A. LINCOLN.
TELEGRAM TO GENERAL BURNSIDE.
EXECUTIVE MANSION, WASHINGTON, June 28, 1863.
MAJOR-GENERAL BURNSIDE, Cincinnati, O.:
There is nothing going on in Kentucky on the subject of which you telegraph, except an enrolment. Before anything is done beyond this, I will take care to understand the case better than I now do.
A. LINCOLN.
TELEGRAM TO GOVERNOR BOYLE.
EXECUTIVE MANSION, WASHINGTON, D. C., June 28, 1863.
GOVERNOR J. T. BOYLE, Cincinnati, O.:
There is nothing going on in Kentucky on the subject of which you telegraph, except an enrolment. Before anything is done beyond this, I will take care to understand the case better than I now do.
A. LINCOLN.
TELEGRAM TO GENERAL SCHENCK.
WAR DEPARTMENT, WASHINGTON, D. C., June 28, 1863.
MAJOR GENERAL SCHENCK, Baltimore, Md.:
Every place in the Naval school subject to my appointment is full, and I have one unredeemed promise of more than half a year's standing.
A. LINCOLN.
FURTHER DEMOCRATIC PARTY CRITICISM
TO M. BIRCHARD AND OTHERS.
WASHINGTON, D. C., June 29,1863.
MESSRS. M. BIRCHARD, DAVID A. HOUK, et al:
GENTLEMEN:--The resolutions of the Ohio Democratic State convention, which you present me, together with your introductory and closing remarks, being in position and argument mainly the same as the resolutions of the Democratic meeting at Albany, New York, I refer you to my response to the latter as meeting most of the points in the former.
This response you evidently used in preparing your remarks, and I desire no more than that it be used with accuracy. In a single reading of your remarks, I only discovered one inaccuracy in matter, which I suppose you took from that paper. It is where you say: "The undersigned are unable to agree with you in the opinion you have expressed that the Constitution is different in time of insurrection or invasion from what it is in time of peace and public security."
A recurrence to the paper will show you that I have not expressed the opinion you suppose.

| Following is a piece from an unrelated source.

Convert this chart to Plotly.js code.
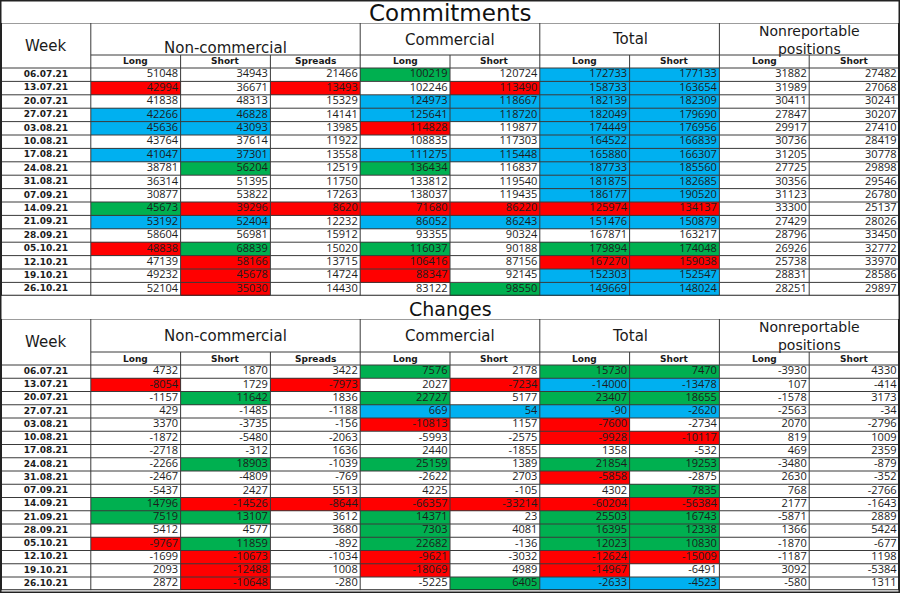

I expressed the opinion that the Constitution is different in its application in cases of rebellion or invasion, involving the public safety, from what it is in times of profound peace and public security; and this opinion I adhere to, simply because, by the Constitution itself, things may be done in the one case which may not be done in the other.
I dislike to waste a word on a merely personal point, but I must respectfully assure you that you will find yourselves at fault should you ever seek for evidence to prove your assumption that I "opposed in discussions before the people the policy of the Mexican war."
You say: "Expunge from the Constitution this limitation upon the power of Congress to suspend the writ of habeas corpus, and yet the other guarantees of personal liberty would remain unchanged." Doubtless, if this clause of the Constitution, improperly called, as I think, a limitation upon the power of Congress, were expunged, the other guarantees would remain the same; but the question is not how those guarantees would stand with that clause out of the Constitution, but how they stand with that clause remaining in it, in case of rebellion or invasion involving the public safety. If the liberty could be indulged of expunging that clause, letter and spirit, I really think the constitutional argument would be with you.
My general view on this question was stated in the Albany response, and hence I do not state it now. I only add that, as seems to me, the benefit of the writ of habeas corpus is the great means through which the guarantees of personal liberty are conserved and made available in the last resort; and corroborative of this view is the fact that Mr. Vallandigham, in the very case in question, under the advice of able lawyers, saw not where else to go but to the habeas corpus. But by the Constitution the benefit of the writ of habeas corpus itself may be suspended when, in case of rebellion or invasion, the public safety may require it.